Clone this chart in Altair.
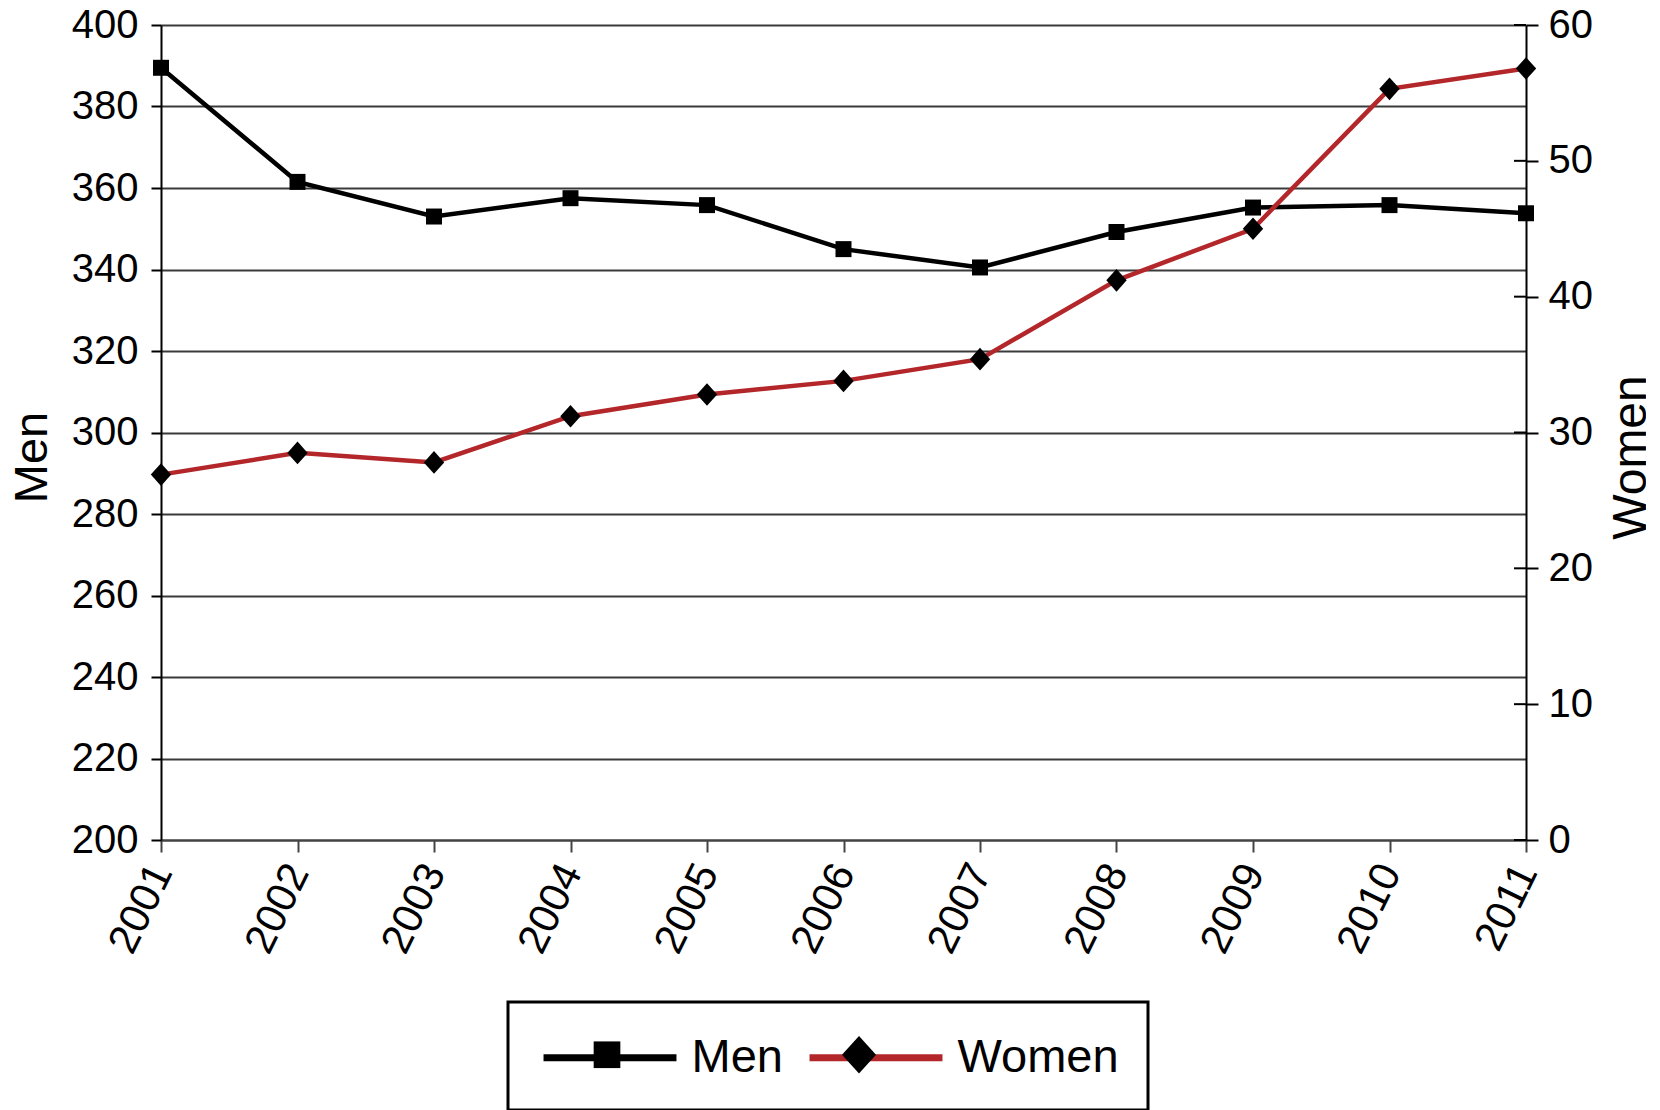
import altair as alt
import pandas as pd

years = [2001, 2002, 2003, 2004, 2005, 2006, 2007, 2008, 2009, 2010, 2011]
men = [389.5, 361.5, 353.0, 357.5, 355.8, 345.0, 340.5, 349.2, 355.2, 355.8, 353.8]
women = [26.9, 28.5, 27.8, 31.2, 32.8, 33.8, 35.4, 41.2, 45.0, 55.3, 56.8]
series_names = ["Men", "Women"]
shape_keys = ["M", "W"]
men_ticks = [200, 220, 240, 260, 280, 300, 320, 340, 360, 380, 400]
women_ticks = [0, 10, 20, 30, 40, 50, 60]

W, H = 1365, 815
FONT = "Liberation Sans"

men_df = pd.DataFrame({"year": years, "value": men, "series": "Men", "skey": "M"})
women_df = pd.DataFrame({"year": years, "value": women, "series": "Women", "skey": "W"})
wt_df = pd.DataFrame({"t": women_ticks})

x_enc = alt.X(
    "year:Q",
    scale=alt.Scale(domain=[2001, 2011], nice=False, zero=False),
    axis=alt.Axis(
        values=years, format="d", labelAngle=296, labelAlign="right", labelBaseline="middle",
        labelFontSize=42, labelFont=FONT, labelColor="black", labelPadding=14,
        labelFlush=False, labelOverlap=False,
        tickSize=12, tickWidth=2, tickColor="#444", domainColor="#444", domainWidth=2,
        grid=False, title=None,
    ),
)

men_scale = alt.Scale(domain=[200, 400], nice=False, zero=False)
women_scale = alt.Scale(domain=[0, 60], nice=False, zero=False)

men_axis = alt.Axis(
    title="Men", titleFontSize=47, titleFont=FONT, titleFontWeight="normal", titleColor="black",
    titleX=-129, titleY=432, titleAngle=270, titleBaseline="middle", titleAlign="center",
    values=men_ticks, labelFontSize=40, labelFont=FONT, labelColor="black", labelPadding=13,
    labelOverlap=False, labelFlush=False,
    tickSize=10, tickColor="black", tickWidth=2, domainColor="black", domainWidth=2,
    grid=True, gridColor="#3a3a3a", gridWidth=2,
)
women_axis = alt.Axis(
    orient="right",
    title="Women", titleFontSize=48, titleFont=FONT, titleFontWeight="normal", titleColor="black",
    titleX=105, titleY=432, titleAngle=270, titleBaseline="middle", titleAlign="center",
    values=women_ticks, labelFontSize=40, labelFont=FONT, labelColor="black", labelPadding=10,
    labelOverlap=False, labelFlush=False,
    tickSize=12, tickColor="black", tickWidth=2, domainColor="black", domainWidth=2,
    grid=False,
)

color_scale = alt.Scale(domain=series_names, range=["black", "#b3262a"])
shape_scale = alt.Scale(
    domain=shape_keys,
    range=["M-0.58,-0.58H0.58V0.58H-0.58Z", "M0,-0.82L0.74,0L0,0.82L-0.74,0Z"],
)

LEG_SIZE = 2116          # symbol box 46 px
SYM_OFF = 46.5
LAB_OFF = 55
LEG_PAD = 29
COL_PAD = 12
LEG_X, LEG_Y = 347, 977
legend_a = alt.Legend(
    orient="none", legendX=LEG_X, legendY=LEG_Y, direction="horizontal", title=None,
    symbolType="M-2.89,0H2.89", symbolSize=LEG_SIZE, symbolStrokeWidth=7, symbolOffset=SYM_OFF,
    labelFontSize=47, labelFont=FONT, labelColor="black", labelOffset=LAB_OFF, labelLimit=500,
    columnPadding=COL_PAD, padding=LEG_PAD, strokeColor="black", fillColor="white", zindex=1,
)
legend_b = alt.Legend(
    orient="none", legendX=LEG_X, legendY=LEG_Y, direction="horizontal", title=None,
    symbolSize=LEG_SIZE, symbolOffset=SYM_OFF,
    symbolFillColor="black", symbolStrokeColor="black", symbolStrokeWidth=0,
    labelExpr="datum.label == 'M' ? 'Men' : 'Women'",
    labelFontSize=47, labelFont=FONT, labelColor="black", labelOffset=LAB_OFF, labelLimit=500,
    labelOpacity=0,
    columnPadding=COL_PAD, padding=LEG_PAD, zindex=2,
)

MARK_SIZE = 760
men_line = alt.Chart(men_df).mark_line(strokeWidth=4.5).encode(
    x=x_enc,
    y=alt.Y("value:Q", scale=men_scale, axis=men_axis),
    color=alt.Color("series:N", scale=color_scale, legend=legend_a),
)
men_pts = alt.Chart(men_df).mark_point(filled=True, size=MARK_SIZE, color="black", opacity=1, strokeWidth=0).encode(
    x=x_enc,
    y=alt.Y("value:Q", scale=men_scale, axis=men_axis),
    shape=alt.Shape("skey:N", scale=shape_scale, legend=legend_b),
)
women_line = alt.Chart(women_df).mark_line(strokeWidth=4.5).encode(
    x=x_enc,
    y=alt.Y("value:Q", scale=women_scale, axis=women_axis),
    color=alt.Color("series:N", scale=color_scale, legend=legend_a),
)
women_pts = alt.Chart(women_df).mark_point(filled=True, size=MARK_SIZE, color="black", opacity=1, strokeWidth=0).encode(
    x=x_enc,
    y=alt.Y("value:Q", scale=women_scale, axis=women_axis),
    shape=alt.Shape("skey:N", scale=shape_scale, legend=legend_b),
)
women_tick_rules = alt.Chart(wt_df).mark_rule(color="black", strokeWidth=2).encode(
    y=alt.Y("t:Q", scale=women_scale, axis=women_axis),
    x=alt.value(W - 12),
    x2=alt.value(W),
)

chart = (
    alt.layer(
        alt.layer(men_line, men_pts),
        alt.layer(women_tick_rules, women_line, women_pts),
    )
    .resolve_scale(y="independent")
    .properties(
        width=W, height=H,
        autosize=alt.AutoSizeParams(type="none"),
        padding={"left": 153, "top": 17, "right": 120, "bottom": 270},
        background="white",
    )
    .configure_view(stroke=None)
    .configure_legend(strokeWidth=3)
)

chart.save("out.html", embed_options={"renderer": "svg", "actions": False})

==

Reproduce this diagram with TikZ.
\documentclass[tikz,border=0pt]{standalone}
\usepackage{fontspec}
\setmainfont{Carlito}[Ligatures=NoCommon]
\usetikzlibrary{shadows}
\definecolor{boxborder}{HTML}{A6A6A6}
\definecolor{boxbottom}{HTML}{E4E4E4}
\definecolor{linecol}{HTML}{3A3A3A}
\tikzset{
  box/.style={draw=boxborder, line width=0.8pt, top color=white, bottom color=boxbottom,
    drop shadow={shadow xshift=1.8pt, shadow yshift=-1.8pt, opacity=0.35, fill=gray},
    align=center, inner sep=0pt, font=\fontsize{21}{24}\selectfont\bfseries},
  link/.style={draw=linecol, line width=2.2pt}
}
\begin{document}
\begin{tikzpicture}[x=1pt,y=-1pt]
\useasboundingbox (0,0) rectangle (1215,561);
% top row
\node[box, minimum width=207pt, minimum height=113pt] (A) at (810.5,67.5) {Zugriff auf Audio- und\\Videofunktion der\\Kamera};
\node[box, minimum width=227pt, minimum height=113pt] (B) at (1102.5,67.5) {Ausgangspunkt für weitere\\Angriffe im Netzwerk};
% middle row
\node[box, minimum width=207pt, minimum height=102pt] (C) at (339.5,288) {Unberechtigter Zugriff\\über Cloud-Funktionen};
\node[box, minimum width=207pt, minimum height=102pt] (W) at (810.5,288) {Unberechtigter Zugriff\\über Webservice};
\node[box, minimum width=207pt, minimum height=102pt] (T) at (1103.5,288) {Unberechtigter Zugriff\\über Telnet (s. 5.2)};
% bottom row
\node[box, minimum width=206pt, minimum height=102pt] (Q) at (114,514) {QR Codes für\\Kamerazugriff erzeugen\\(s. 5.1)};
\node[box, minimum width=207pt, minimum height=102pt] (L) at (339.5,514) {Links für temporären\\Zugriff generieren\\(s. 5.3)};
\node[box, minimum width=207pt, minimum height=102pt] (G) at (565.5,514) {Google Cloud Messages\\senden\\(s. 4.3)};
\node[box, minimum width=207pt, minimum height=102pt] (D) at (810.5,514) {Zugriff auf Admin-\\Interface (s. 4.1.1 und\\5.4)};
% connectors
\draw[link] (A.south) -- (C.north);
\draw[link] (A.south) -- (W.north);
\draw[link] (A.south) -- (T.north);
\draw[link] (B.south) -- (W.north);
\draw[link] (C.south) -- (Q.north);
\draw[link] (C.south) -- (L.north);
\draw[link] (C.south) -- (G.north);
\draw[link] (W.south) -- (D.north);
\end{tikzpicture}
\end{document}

=== Task objective ===
Take every line that includes the string "this" and copy it.

=== Finished task ===
Clone this chart in Altair.
Reproduce this diagram with TikZ.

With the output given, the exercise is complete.